Co-designed cooling & electronics
Monolithic manifold microchannel cooling (mMMC)
We demonstrated that microfluidics and electronics could be co-designed into the same semiconductor substrate, producing a monolithically-integrated manifold microchannel (mMMC) cooling structure that provides efficiency beyond the state-of-the-art. Our results show that heat fluxes exceeding 1.7 kW/cm² can be cooled down using only 0.57 W/cm² of pumping power. We observed an unprecedented coefficient of performance (>104) for single-phase water-cooling of heat fluxes exceeding 1 kW/cm², corresponding to a 50-fold increase compared to straight microchannels. The proposed cooling technology enables further miniaturization of electronics, potentially extending Moore’s law and greatly reducing energy consumption worldwide.
In-chip cooling for ultra-compact GaN power converters
The dense integration of GaN power ICs generates concentrated heat fluxes exceeding 1 kW/cm², surpassing the limit of current thermal management. We demonstrated the integration of in-chip microfluidic cooling directly on GaN power integrated circuits, with additively manufactured packaging, to achieve ultrahigh power densities. By considering cooling as a third layer of integration alongside power and logic, we realized a 0.44 kW, 48 V–24 V dc–dc converter in a compact 1/32nd brick form factor.
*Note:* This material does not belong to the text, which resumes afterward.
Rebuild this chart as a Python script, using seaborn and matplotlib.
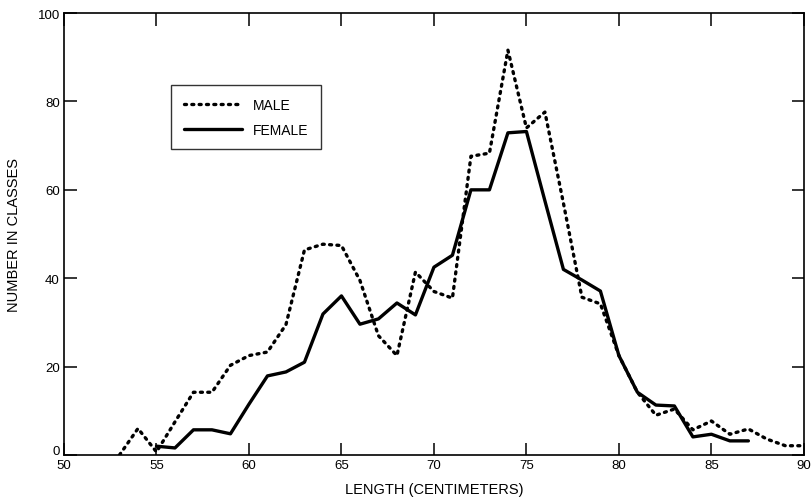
import matplotlib
matplotlib.use("Agg")
import matplotlib.pyplot as plt
import matplotlib.transforms as mtransforms
import seaborn as sns
import pandas as pd

male_length = [53, 54, 55, 56, 57, 58, 59, 60, 61, 62, 63, 64, 65, 66, 67, 68, 69, 70, 71,
               72, 73, 74, 75, 76, 77, 78, 79, 80, 81, 82, 83, 84, 85, 86, 87, 88, 89, 90]
male_count = [0, 6, 0.7, 7.5, 14.2, 14.2, 20.3, 22.5, 23.3, 29.5, 46.4, 47.7, 47.4, 39.5, 27,
              22.5, 41.4, 37, 35.5, 67.6, 68.3, 91.6, 74, 77.6, 57, 35.7, 34.2, 22.5, 14.2, 9,
              10.4, 5.7, 7.7, 4.7, 5.9, 3.6, 2.1, 2.1]

female_length = [55, 56, 57, 58, 59, 60, 61, 62, 63, 64, 65, 66, 67, 68, 69, 70, 71,
                 72, 73, 74, 75, 76, 77, 78, 79, 80, 81, 82, 83, 84, 85, 86, 87]
female_count = [2, 1.6, 5.7, 5.7, 4.8, 11.5, 17.9, 18.8, 21, 31.9, 36, 29.6, 30.8, 34.4, 31.7,
                42.5, 45.2, 60, 60, 72.9, 73.2, 57.5, 42, 39.6, 37.1, 22.5, 14.2, 11.3, 11.1,
                4.1, 4.7, 3.2, 3.2]

x_ticks = [50, 55, 60, 65, 70, 75, 80, 85, 90]
y_ticks = [0, 20, 40, 60, 80, 100]

male = pd.DataFrame({"length": male_length, "count": male_count})
female = pd.DataFrame({"length": female_length, "count": female_count})

sns.set_style("ticks")
plt.rcParams["font.family"] = ["Liberation Sans", "DejaVu Sans"]
plt.rcParams["text.color"] = "black"
plt.rcParams["axes.labelcolor"] = "black"

fig = plt.figure(figsize=(8.12, 5.02), dpi=100)
ax = fig.add_axes([0.0788, 0.0916, 0.9112, 0.8804])

sns.lineplot(data=male, x="length", y="count", ax=ax, color="black", linewidth=2.4,
             linestyle=(0, (0.6, 1.6)), dash_capstyle="round", label="MALE")
sns.lineplot(data=female, x="length", y="count", ax=ax, color="black", linewidth=2.4,
             label="FEMALE")

ax.set_xlim(50, 90)
ax.set_ylim(0, 100)
ax.set_xticks(x_ticks)
ax.set_yticks(y_ticks)
ax.set_xticklabels([str(v) for v in x_ticks], fontsize=9.5)
ax.set_yticklabels([str(v) for v in y_ticks], fontsize=9.5)
ax.tick_params(direction="in", length=9, width=1.1, top=True, right=True,
               labelcolor="black", color="black", pad=3)
for s in ax.spines.values():
    s.set_visible(True)
    s.set_linewidth(1.2)
    s.set_color("black")

# lift the "0" label a little so it clears the "50" below it
zero_lab = ax.get_yticklabels()[0]
zero_lab.set_transform(zero_lab.get_transform() +
                       mtransforms.ScaledTranslation(0, 4 / 72, fig.dpi_scale_trans))

ax.set_xlabel("LENGTH (CENTIMETERS)", fontsize=10.5, labelpad=8)
ax.set_ylabel("NUMBER IN CLASSES", fontsize=10.5, labelpad=12)

leg = ax.legend(loc="upper left", bbox_to_anchor=(0.145, 0.837), borderaxespad=0,
                fontsize=10, handlelength=4.2, frameon=True, fancybox=False,
                edgecolor="black", borderpad=0.9, labelspacing=0.8)
leg.get_frame().set_linewidth(1.0)

fig.savefig("out.png", dpi=100)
Results show a 14-fold reduction in thermal resistance and a 4-fold increase in total output power compared to heat-sink and fan cooling, reaching an outstanding 78 kW/l power density with power conversion efficiency surpassing 95%. This work paves the way for more efficient and highly compact power conversion to support the electrification of our society.
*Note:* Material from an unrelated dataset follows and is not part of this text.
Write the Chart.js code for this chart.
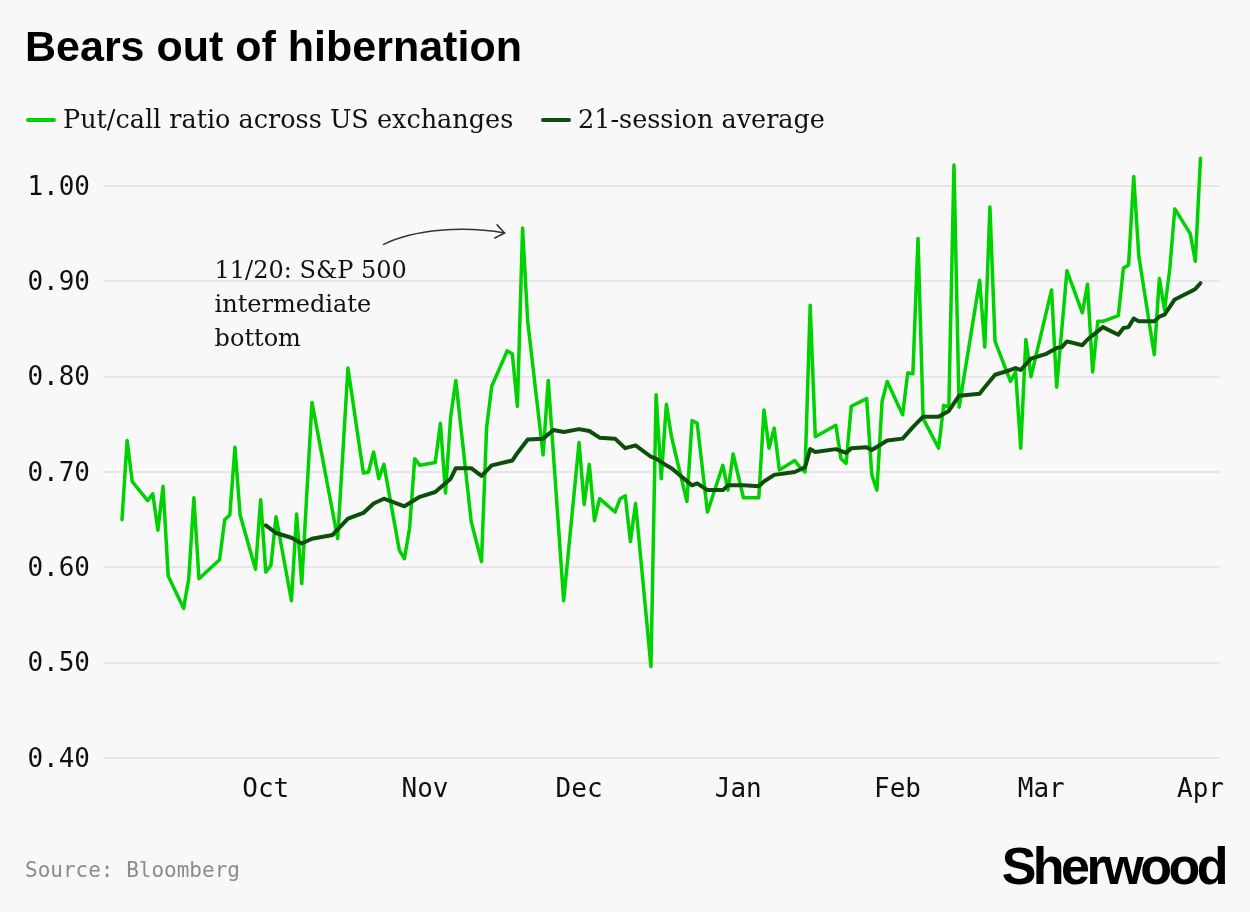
<!DOCTYPE html>
<html>
<head>
<meta charset="utf-8">
<title>Bears out of hibernation</title>
<script src="https://cdn.jsdelivr.net/npm/chart.js@4.4.1/dist/chart.umd.min.js"></script>
<style>
  html, body { margin: 0; padding: 0; background: #f8f8f8; }
  #wrap { position: relative; width: 1250px; height: 912px; overflow: hidden; background: #f8f8f8; }
  #box { position: absolute; left: 0; top: 0; width: 1250px; height: 912px; }
  .title { position: absolute; left: 25px; top: 25px; font: bold 43px "Liberation Sans", Arial, sans-serif; line-height: 43px; color: #000; white-space: nowrap; }
  .item { position: absolute; top: 107px; height: 25px; display: flex; align-items: center; font: 25.5px "DejaVu Serif", serif; line-height: 25px; color: #111; white-space: nowrap; }
  .sw { display: inline-block; width: 30px; height: 4px; border-radius: 2px; margin-right: 7px; }
  .source { position: absolute; left: 25px; top: 860px; font: 21px "DejaVu Sans Mono", monospace; line-height: 21px; color: #8c8c8c; }
  .logo { position: absolute; right: 25px; top: 840px; font: bold 52px "Liberation Sans", Arial, sans-serif; line-height: 52px; letter-spacing: -3.5px; color: #000; }
</style>
</head>
<body>
<div id="wrap">
  <div id="box"><canvas id="chart"></canvas></div>
  <div class="title">Bears out of hibernation</div>
  <div class="item" style="left:26px"><span class="sw" style="background:#00d100"></span>Put/call ratio across US exchanges</div>
  <div class="item" style="left:541px"><span class="sw" style="background:#0b4f0b"></span>21-session average</div>
  <div class="source">Source: Bloomberg</div>
  <div class="logo">Sherwood</div>
</div>
<script>
// days counted from Sep 1 (day 0)
const putCallDays = [2, 3, 4, 7, 8, 9, 10, 11, 14, 15, 16, 17, 21, 22, 23, 24, 25, 28, 29, 30,
  31, 32, 35, 36, 37, 39, 44, 46, 49, 50, 51, 52, 53, 56, 57, 58, 59, 60, 63, 64,
  65, 66, 67, 70, 72, 73, 74, 77, 78, 79, 80, 81, 84, 85, 88, 91, 92, 93, 94, 95,
  98, 99, 100, 101, 102, 105, 106, 107, 108, 109, 112, 113, 114, 116, 119, 120, 121, 123, 126, 127,
  128, 129, 130, 133, 134, 135, 136, 137, 141, 142, 143, 144, 147, 148, 149, 150, 151, 154, 155, 156,
  157, 158, 161, 162, 163, 164, 165, 169, 170, 171, 172, 175, 176, 177, 178, 179, 183, 184, 186, 189,
  190, 191, 192, 193, 196, 197, 198, 199, 200, 203, 204, 205, 206, 207, 210, 211, 212];
const putCallValues = [0.650, 0.733, 0.690, 0.670, 0.677, 0.639, 0.685, 0.591, 0.557, 0.588, 0.673, 0.588, 0.608, 0.650, 0.655, 0.726, 0.655, 0.598, 0.671, 0.595,
  0.602, 0.653, 0.565, 0.656, 0.583, 0.773, 0.630, 0.809, 0.699, 0.700, 0.721, 0.693, 0.708, 0.618, 0.609, 0.641, 0.714, 0.707, 0.710, 0.751,
  0.678, 0.758, 0.796, 0.648, 0.606, 0.747, 0.790, 0.827, 0.824, 0.769, 0.956, 0.858, 0.718, 0.796, 0.565, 0.731, 0.666, 0.708, 0.649, 0.672,
  0.658, 0.672, 0.675, 0.627, 0.667, 0.496, 0.781, 0.693, 0.771, 0.737, 0.669, 0.754, 0.751, 0.658, 0.707, 0.681, 0.719, 0.673, 0.673, 0.765,
  0.725, 0.746, 0.702, 0.712, 0.705, 0.700, 0.875, 0.737, 0.749, 0.714, 0.709, 0.769, 0.777, 0.697, 0.681, 0.774, 0.795, 0.760, 0.804, 0.803,
  0.945, 0.756, 0.725, 0.770, 0.768, 1.022, 0.768, 0.901, 0.831, 0.978, 0.837, 0.795, 0.805, 0.725, 0.839, 0.800, 0.891, 0.789, 0.911, 0.867,
  0.897, 0.805, 0.858, 0.858, 0.864, 0.914, 0.917, 1.010, 0.926, 0.823, 0.903, 0.870, 0.912, 0.976, 0.950, 0.921, 1.029];

const avgDays = [30, 32, 35, 37, 39, 43, 46, 49, 51, 53, 57, 60, 63, 66, 67, 70, 72, 74, 78, 79,
  81, 84, 86, 88, 91, 93, 95, 98, 100, 102, 105, 106, 108, 109, 113, 114, 116, 119, 120, 123,
  126, 127, 129, 133, 135, 136, 137, 141, 143, 144, 147, 148, 151, 154, 156, 158, 161, 163, 165, 169,
  170, 172, 175, 176, 177, 179, 182, 184, 185, 186, 189, 190, 193, 196, 197, 198, 199, 200, 203, 204,
  205, 207, 210, 211, 212];
const avgValues = [0.644, 0.636, 0.631, 0.625, 0.630, 0.634, 0.651, 0.657, 0.667, 0.672, 0.664, 0.674, 0.679, 0.693, 0.704, 0.704, 0.696, 0.707, 0.712, 0.720,
  0.734, 0.735, 0.744, 0.742, 0.745, 0.743, 0.736, 0.735, 0.725, 0.728, 0.716, 0.714, 0.707, 0.704, 0.686, 0.688, 0.681, 0.681, 0.686, 0.686,
  0.685, 0.690, 0.697, 0.700, 0.705, 0.724, 0.721, 0.724, 0.720, 0.725, 0.726, 0.723, 0.733, 0.735, 0.747, 0.758, 0.758, 0.764, 0.780, 0.782,
  0.789, 0.802, 0.807, 0.809, 0.807, 0.819, 0.824, 0.830, 0.831, 0.837, 0.833, 0.839, 0.852, 0.844, 0.851, 0.852, 0.861, 0.858, 0.858, 0.863,
  0.865, 0.881, 0.889, 0.892, 0.898];

const monthTickDays = [30, 61, 91, 122, 153, 181, 212];
const monthTickLabels = ['Oct', 'Nov', 'Dec', 'Jan', 'Feb', 'Mar', 'Apr'];
const yTickValues = [0.4, 0.5, 0.6, 0.7, 0.8, 0.9, 1.0];

const noteDay = 80; // 11/20
const noteLines = ['11/20: S&P 500', 'intermediate', 'bottom'];

const monoFont = '"DejaVu Sans Mono", monospace';

const notePlugin = {
    id: 'note',
    afterDatasetsDraw(chart) {
        const ctx = chart.ctx;
        const xs = chart.scales.x, ys = chart.scales.y;
        const v = putCallValues[putCallDays.indexOf(noteDay)];
        const tx = xs.getPixelForValue(noteDay) - 18;
        const ty = ys.getPixelForValue(v) + 5;
        ctx.save();
        ctx.strokeStyle = '#333';
        ctx.lineWidth = 1.5;
        ctx.lineCap = 'round';
        const c2x = tx - 40, c2y = ty - 7;
        ctx.beginPath();
        ctx.moveTo(tx - 121, ty + 11.5);
        ctx.bezierCurveTo(tx - 90, ty - 4, c2x, c2y, tx, ty);
        ctx.stroke();
        // arrow head
        const a = Math.atan2(ty - c2y, tx - c2x);
        ctx.beginPath();
        ctx.moveTo(tx - 11 * Math.cos(a - 0.65), ty - 11 * Math.sin(a - 0.65));
        ctx.lineTo(tx, ty);
        ctx.lineTo(tx - 11 * Math.cos(a + 0.65), ty - 11 * Math.sin(a + 0.65));
        ctx.stroke();
        ctx.fillStyle = '#111';
        ctx.font = '24px "DejaVu Serif", serif';
        ctx.textBaseline = 'alphabetic';
        noteLines.forEach((t, i) => {
            ctx.fillText(t, tx - 290, ty + 45.5 + i * 34);
        });
        ctx.restore();
    }
};

const chart = new Chart(document.getElementById('chart'), {
    type: 'line',
    data: {
        datasets: [{
            label: '21-session average',
            data: avgDays.map((d, i) => ({ x: d, y: avgValues[i] })),
            borderColor: '#0b4f0b',
            borderWidth: 4,
            pointRadius: 0,
            tension: 0,
            clip: false,
            borderJoinStyle: 'round',
            borderCapStyle: 'round',
            order: 0
        }, {
            label: 'Put/call ratio across US exchanges',
            data: putCallDays.map((d, i) => ({ x: d, y: putCallValues[i] })),
            borderColor: '#00d100',
            borderWidth: 3.5,
            pointRadius: 0,
            tension: 0,
            clip: false,
            borderJoinStyle: 'round',
            borderCapStyle: 'round',
            order: 1
        }]
    },
    options: {
        responsive: true,
        maintainAspectRatio: false,
        animation: false,
        layout: { padding: { top: 186, left: 25, right: 30, bottom: 94 } },
        plugins: {
            legend: { display: false },
            tooltip: { enabled: false }
        },
        scales: {
            x: {
                type: 'linear',
                min: -1.5,
                max: 215.8,
                grid: { display: false },
                border: { display: false },
                afterBuildTicks: s => { s.ticks = monthTickDays.map(v => ({ value: v })); },
                afterFit: s => { s.height = 60; },
                ticks: {
                    autoSkip: false,
                    maxRotation: 0,
                    padding: 9,
                    color: '#111',
                    font: { family: monoFont, size: 26 },
                    callback: (v, i) => monthTickLabels[i]
                }
            },
            y: {
                min: 0.4,
                max: 1.0,
                grid: { color: '#e6e6e6', lineWidth: 2, drawTicks: false },
                border: { display: false },
                afterBuildTicks: s => { s.ticks = yTickValues.map(v => ({ value: v })); },
                afterFit: s => { s.width = 79; },
                ticks: {
                    padding: 14,
                    labelOffset: 2,
                    color: '#111',
                    font: { family: monoFont, size: 26 },
                    callback: v => v.toFixed(2)
                }
            }
        }
    },
    plugins: [notePlugin]
});
</script>
</body>
</html>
Flow-guided pin fin design for in-chip cooling
Current in-chip cooling designs suffer from thermally parasitic circulation zones that degrade their performance. We introduced a novel flow-guided pin fin design, embedded directly in the chip, that removes circulation zones through streamlined fin extensions, significantly improving thermal performance. This approach achieves a state-of-the-art thermal resistance of 0.04 cm²·K/W at around 1.5 mW/mm² pumping power — 10× lower pumping power compared to conventional approaches, and much more efficient than intricate monolithic designs. Embedded in a commercial GaN HEMT power IC, the design enabled switching frequencies up to 10 MHz (20 W dissipation) with only 5 mW of pumping power, whereas conventional fan cooling was thermally limited to 3 MHz with 560 mW fan power. A full 48 V–12 V converter employing this design delivered 300 W output power (3× higher than a fan-cooled converter) with only 40 °C temperature rise.